[REQUIREMENT]
Each line in the material below, starting at the one with "What Chart.js code" and ending at the one with "const yTitle = 'Messwert in Bq/m³';", is to be reproduced exactly; no picture is to be copied.

— start —

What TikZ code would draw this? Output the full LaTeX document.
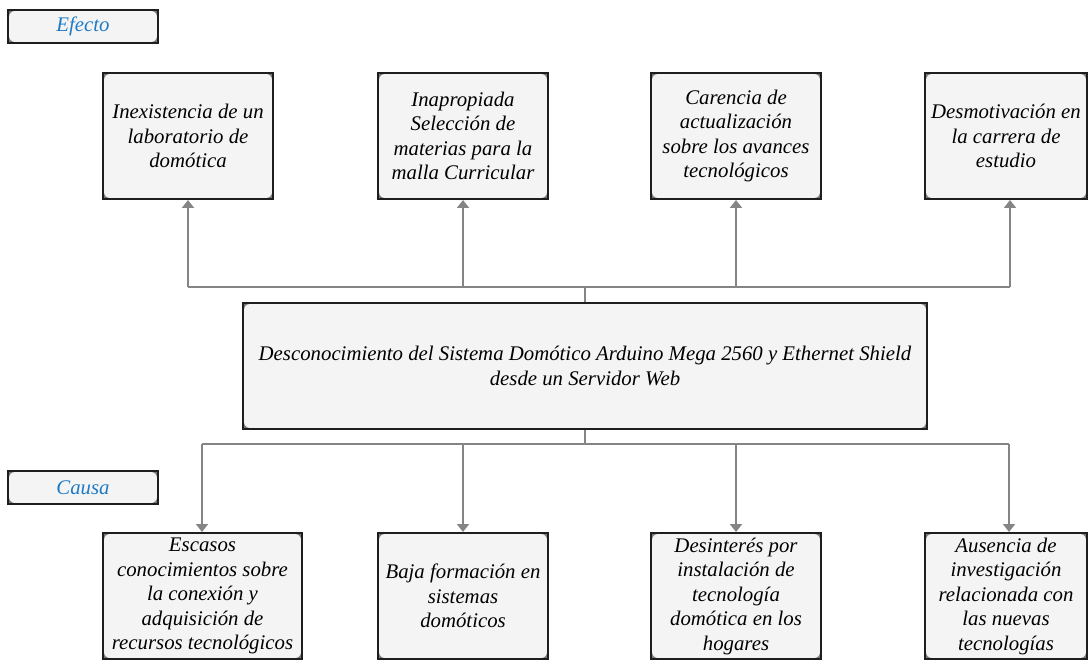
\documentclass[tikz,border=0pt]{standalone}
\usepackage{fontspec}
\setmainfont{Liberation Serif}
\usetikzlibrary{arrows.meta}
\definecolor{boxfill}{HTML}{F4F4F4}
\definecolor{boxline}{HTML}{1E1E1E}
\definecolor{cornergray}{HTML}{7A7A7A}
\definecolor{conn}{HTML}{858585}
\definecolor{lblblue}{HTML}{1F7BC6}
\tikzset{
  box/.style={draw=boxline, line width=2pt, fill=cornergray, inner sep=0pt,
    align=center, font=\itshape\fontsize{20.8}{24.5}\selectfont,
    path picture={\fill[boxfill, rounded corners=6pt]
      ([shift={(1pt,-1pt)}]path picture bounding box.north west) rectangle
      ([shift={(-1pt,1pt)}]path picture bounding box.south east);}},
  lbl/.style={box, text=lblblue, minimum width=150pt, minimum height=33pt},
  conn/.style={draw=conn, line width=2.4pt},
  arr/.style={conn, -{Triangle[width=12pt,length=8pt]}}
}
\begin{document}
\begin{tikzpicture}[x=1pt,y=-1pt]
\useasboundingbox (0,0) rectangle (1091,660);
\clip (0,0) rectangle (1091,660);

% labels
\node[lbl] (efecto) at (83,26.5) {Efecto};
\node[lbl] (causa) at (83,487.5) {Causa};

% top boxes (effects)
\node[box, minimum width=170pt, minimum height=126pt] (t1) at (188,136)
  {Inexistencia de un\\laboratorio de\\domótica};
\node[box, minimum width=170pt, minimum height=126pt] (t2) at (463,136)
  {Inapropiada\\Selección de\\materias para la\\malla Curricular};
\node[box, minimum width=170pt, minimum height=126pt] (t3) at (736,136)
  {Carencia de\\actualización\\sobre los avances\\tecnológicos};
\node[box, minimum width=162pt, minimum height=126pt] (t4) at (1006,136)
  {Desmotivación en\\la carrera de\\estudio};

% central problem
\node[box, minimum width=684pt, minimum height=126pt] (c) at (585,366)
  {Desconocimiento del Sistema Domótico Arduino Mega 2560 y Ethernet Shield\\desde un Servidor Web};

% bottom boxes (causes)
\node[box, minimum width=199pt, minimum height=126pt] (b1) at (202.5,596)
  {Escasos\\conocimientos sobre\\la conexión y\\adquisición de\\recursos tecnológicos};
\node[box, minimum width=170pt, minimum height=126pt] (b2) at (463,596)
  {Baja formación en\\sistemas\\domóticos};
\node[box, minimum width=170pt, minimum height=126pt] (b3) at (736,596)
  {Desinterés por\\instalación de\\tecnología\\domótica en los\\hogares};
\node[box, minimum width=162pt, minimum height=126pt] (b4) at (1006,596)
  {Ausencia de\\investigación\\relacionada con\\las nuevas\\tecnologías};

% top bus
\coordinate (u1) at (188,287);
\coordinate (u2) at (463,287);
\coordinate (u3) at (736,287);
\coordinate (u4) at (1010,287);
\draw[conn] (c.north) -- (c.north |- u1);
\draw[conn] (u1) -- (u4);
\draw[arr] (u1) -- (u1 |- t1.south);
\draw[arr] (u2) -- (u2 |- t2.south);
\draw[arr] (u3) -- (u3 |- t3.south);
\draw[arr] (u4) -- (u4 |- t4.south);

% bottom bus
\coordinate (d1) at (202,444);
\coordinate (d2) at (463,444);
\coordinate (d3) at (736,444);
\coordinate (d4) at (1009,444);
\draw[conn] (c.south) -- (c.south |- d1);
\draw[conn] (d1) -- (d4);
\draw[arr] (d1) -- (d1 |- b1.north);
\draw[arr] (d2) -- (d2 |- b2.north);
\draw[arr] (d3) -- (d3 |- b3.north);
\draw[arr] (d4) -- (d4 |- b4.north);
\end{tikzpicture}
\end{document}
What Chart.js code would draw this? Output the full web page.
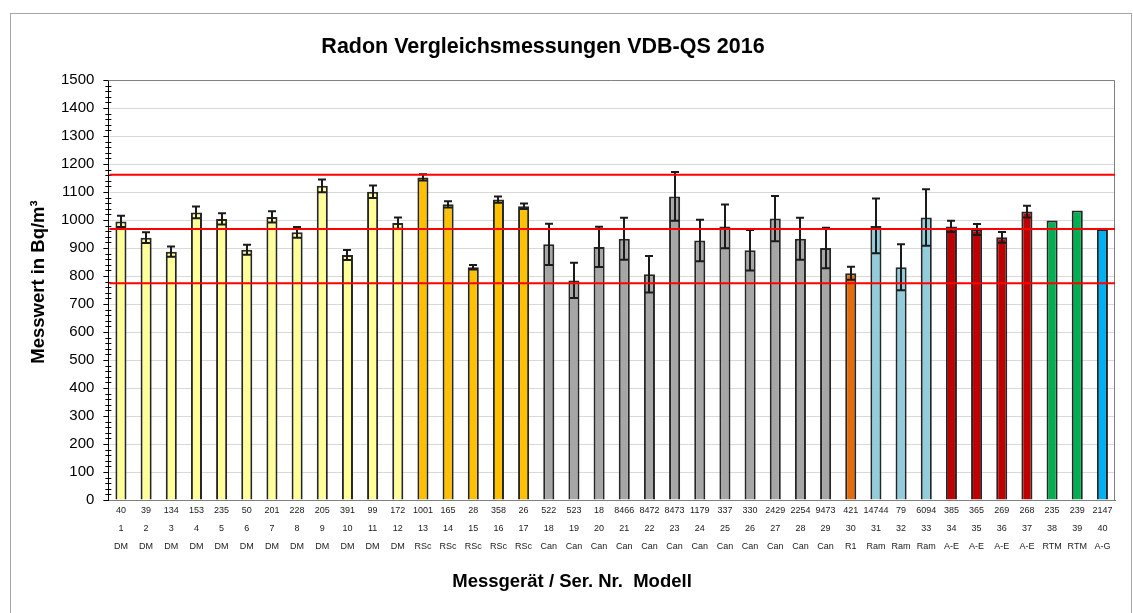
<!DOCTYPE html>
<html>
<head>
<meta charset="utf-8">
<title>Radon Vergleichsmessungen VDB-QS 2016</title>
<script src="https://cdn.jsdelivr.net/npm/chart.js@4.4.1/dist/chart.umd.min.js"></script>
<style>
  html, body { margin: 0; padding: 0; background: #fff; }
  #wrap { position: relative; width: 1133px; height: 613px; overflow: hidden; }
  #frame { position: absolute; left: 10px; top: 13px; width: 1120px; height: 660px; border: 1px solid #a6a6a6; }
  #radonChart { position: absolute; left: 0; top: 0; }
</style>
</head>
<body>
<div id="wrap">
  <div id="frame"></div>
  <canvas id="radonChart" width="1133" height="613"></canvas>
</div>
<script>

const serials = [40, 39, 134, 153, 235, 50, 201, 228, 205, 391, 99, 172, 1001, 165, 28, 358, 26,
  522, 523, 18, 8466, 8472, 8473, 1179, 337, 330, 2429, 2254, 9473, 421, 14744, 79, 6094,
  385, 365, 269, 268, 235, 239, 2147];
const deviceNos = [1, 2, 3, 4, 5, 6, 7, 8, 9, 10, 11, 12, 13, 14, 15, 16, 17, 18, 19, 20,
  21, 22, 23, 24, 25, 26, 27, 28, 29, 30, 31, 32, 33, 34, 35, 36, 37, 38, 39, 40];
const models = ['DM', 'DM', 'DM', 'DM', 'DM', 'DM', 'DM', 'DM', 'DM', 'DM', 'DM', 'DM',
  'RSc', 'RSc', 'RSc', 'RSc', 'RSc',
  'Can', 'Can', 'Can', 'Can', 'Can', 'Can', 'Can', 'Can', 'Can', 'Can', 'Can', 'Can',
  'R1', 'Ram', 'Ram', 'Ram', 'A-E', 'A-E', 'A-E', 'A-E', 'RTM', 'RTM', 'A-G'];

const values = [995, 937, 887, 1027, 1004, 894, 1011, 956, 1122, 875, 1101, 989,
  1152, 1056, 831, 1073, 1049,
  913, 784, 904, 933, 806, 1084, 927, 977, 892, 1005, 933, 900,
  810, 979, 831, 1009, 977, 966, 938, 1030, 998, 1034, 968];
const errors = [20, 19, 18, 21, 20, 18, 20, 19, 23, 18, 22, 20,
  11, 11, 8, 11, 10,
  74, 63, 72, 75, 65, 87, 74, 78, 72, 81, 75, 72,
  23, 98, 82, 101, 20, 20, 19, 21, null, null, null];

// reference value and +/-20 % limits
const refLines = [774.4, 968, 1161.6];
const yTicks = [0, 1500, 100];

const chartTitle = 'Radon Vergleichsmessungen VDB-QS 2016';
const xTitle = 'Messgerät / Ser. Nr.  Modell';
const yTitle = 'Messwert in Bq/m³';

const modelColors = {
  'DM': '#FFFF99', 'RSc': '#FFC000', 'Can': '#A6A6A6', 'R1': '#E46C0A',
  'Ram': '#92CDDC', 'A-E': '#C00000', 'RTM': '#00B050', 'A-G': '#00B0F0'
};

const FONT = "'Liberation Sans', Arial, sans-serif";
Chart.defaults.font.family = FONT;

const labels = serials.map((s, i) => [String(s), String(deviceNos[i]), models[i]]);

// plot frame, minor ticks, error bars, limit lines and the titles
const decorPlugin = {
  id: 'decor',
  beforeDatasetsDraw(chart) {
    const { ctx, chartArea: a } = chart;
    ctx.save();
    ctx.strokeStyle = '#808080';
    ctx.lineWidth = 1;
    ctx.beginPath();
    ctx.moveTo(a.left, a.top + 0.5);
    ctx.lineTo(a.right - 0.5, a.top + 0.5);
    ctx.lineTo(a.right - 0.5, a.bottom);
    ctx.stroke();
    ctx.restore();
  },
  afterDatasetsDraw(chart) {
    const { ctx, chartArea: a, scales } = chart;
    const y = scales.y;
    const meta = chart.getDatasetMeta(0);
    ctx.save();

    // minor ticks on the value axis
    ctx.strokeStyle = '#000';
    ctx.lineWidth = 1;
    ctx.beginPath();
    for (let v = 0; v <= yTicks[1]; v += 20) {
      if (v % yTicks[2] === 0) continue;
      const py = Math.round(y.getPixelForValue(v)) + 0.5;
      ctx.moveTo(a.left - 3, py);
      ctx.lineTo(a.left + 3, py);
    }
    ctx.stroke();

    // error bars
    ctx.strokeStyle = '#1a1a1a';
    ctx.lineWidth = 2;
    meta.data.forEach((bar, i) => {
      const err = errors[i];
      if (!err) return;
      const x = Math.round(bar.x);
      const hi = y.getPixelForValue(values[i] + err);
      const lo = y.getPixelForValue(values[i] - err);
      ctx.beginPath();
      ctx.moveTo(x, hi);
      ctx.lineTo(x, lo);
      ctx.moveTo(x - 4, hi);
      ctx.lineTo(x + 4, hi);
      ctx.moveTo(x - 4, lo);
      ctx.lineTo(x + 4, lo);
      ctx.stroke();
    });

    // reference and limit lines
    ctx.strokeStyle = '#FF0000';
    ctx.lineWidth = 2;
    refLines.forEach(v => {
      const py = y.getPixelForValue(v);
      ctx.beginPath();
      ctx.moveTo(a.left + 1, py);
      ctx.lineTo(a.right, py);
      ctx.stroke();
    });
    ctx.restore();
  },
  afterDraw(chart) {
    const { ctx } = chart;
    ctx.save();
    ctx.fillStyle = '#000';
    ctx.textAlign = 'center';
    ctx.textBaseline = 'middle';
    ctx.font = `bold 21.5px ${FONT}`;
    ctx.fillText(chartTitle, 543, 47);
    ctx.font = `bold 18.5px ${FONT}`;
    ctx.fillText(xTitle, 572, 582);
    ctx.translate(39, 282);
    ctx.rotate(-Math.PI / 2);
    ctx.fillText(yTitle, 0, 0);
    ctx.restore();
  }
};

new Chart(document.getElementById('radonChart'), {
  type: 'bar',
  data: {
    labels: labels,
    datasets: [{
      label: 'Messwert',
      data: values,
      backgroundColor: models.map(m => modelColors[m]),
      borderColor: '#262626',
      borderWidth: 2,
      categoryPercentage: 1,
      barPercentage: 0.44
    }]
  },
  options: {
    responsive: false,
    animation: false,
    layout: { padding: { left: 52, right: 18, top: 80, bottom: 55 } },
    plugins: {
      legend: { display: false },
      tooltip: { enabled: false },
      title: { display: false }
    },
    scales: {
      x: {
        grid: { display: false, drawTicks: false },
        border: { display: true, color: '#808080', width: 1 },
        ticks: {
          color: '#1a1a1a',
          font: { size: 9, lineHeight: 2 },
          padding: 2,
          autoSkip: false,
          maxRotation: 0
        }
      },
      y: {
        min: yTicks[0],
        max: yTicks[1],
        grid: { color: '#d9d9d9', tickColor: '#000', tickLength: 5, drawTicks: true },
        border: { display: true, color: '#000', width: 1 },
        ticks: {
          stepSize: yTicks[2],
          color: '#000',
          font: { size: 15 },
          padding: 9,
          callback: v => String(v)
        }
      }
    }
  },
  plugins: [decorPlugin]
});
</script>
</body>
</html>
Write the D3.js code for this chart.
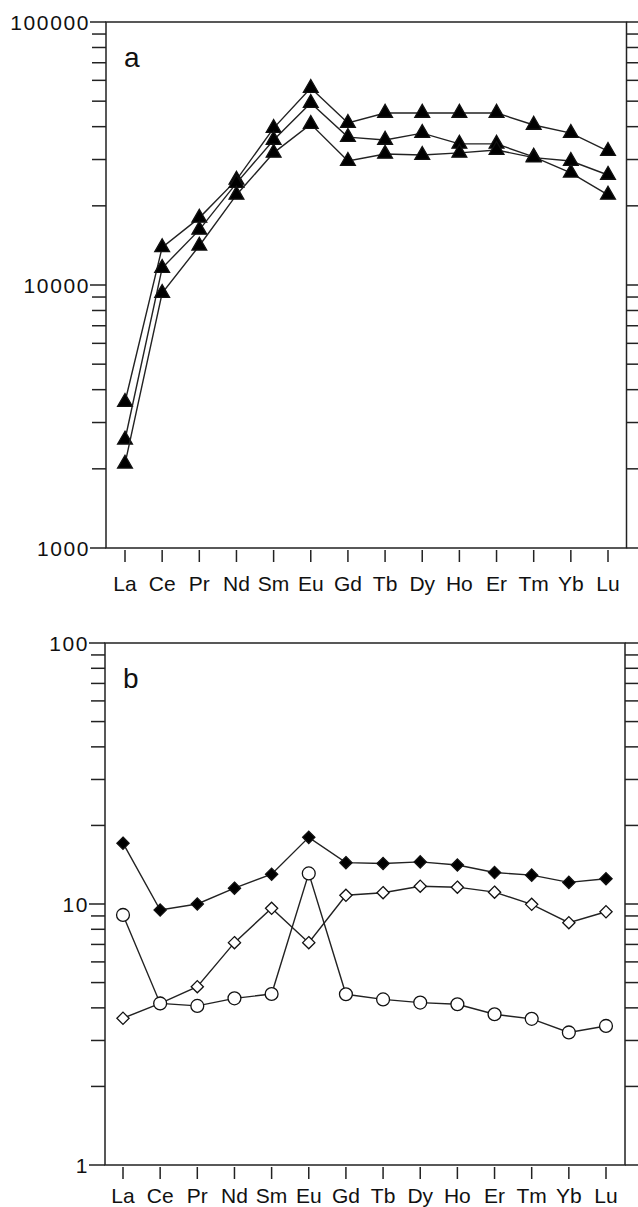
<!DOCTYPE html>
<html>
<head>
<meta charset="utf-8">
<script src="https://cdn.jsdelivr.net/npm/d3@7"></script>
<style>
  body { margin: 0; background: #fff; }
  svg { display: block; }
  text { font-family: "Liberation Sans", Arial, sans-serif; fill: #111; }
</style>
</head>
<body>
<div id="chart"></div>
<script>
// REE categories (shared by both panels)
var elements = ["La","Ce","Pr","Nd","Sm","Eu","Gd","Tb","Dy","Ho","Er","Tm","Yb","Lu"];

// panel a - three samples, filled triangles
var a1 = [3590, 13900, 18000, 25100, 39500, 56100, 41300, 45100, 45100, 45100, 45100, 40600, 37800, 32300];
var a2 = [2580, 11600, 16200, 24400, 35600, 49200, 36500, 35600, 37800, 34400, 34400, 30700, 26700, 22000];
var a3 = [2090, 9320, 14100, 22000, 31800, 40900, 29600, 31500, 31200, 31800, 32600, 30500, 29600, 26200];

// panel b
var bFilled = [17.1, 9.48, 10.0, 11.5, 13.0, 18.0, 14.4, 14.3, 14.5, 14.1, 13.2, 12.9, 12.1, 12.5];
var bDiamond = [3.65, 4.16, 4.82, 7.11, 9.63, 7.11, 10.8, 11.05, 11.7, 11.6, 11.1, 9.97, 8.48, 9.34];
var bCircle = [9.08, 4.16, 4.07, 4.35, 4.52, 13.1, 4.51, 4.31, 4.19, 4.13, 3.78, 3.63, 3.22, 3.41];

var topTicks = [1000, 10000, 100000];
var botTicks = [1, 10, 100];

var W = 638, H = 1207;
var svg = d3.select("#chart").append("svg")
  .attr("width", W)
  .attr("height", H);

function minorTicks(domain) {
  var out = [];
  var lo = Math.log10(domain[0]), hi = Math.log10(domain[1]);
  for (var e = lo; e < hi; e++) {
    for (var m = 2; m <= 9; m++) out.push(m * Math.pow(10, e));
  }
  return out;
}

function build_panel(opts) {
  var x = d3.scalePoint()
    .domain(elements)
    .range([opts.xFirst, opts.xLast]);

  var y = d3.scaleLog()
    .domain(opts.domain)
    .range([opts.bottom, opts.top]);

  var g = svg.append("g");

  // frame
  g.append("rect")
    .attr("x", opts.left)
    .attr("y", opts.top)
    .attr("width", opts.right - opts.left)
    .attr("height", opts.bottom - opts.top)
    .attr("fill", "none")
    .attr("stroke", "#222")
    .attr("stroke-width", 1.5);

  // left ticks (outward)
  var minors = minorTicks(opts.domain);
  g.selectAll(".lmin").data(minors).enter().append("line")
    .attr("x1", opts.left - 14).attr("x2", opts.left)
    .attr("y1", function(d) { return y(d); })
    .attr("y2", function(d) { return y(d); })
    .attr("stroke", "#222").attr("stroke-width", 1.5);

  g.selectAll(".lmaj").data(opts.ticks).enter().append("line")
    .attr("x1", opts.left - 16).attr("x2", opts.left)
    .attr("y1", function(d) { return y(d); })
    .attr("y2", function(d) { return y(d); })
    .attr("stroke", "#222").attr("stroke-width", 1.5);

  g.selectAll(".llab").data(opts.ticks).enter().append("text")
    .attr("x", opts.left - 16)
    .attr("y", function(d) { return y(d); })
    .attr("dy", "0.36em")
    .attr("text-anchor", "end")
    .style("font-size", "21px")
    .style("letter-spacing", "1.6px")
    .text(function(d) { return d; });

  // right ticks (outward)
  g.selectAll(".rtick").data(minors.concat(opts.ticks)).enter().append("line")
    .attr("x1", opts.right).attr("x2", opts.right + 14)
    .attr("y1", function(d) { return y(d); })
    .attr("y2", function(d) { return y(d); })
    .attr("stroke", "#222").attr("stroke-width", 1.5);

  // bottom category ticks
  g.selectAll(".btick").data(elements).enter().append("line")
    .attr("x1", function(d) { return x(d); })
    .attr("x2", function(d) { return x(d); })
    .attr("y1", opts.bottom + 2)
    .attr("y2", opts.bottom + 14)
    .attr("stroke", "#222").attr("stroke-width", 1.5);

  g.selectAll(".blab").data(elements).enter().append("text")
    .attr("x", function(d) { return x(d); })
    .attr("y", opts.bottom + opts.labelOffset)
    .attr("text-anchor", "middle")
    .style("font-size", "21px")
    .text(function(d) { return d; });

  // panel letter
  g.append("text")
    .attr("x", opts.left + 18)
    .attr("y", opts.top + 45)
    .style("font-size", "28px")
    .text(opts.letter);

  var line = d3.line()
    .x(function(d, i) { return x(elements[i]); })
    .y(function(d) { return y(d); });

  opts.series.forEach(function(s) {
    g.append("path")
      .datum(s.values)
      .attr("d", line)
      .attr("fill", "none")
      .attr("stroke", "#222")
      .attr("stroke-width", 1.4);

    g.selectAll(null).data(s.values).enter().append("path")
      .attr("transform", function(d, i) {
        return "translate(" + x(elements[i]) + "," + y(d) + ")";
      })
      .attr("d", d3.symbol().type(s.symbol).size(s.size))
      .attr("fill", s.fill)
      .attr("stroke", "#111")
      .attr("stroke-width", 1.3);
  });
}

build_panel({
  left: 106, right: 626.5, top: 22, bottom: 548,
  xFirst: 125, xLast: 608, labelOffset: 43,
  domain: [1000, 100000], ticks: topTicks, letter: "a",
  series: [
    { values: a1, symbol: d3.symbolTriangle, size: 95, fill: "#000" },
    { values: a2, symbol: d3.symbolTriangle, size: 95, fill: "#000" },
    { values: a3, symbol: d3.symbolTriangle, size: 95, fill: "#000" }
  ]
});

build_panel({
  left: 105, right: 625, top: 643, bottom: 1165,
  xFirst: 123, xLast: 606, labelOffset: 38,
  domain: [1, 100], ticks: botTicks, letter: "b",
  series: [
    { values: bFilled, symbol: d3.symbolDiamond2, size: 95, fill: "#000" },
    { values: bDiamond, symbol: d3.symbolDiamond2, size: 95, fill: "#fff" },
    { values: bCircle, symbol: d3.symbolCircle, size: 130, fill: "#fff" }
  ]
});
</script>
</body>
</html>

— end —

[RESULT OF THE TASK]
What Chart.js code would draw this? Output the full web page.
<!DOCTYPE html>
<html>
<head>
<meta charset="utf-8">
<title>Radon Vergleichsmessungen VDB-QS 2016</title>
<script src="https://cdn.jsdelivr.net/npm/chart.js@4.4.1/dist/chart.umd.min.js"></script>
<style>
  html, body { margin: 0; padding: 0; background: #fff; }
  #wrap { position: relative; width: 1133px; height: 613px; overflow: hidden; }
  #frame { position: absolute; left: 10px; top: 13px; width: 1120px; height: 660px; border: 1px solid #a6a6a6; }
  #radonChart { position: absolute; left: 0; top: 0; }
</style>
</head>
<body>
<div id="wrap">
  <div id="frame"></div>
  <canvas id="radonChart" width="1133" height="613"></canvas>
</div>
<script>

const serials = [40, 39, 134, 153, 235, 50, 201, 228, 205, 391, 99, 172, 1001, 165, 28, 358, 26,
  522, 523, 18, 8466, 8472, 8473, 1179, 337, 330, 2429, 2254, 9473, 421, 14744, 79, 6094,
  385, 365, 269, 268, 235, 239, 2147];
const deviceNos = [1, 2, 3, 4, 5, 6, 7, 8, 9, 10, 11, 12, 13, 14, 15, 16, 17, 18, 19, 20,
  21, 22, 23, 24, 25, 26, 27, 28, 29, 30, 31, 32, 33, 34, 35, 36, 37, 38, 39, 40];
const models = ['DM', 'DM', 'DM', 'DM', 'DM', 'DM', 'DM', 'DM', 'DM', 'DM', 'DM', 'DM',
  'RSc', 'RSc', 'RSc', 'RSc', 'RSc',
  'Can', 'Can', 'Can', 'Can', 'Can', 'Can', 'Can', 'Can', 'Can', 'Can', 'Can', 'Can',
  'R1', 'Ram', 'Ram', 'Ram', 'A-E', 'A-E', 'A-E', 'A-E', 'RTM', 'RTM', 'A-G'];

const values = [995, 937, 887, 1027, 1004, 894, 1011, 956, 1122, 875, 1101, 989,
  1152, 1056, 831, 1073, 1049,
  913, 784, 904, 933, 806, 1084, 927, 977, 892, 1005, 933, 900,
  810, 979, 831, 1009, 977, 966, 938, 1030, 998, 1034, 968];
const errors = [20, 19, 18, 21, 20, 18, 20, 19, 23, 18, 22, 20,
  11, 11, 8, 11, 10,
  74, 63, 72, 75, 65, 87, 74, 78, 72, 81, 75, 72,
  23, 98, 82, 101, 20, 20, 19, 21, null, null, null];

// reference value and +/-20 % limits
const refLines = [774.4, 968, 1161.6];
const yTicks = [0, 1500, 100];

const chartTitle = 'Radon Vergleichsmessungen VDB-QS 2016';
const xTitle = 'Messgerät / Ser. Nr.  Modell';
const yTitle = 'Messwert in Bq/m³';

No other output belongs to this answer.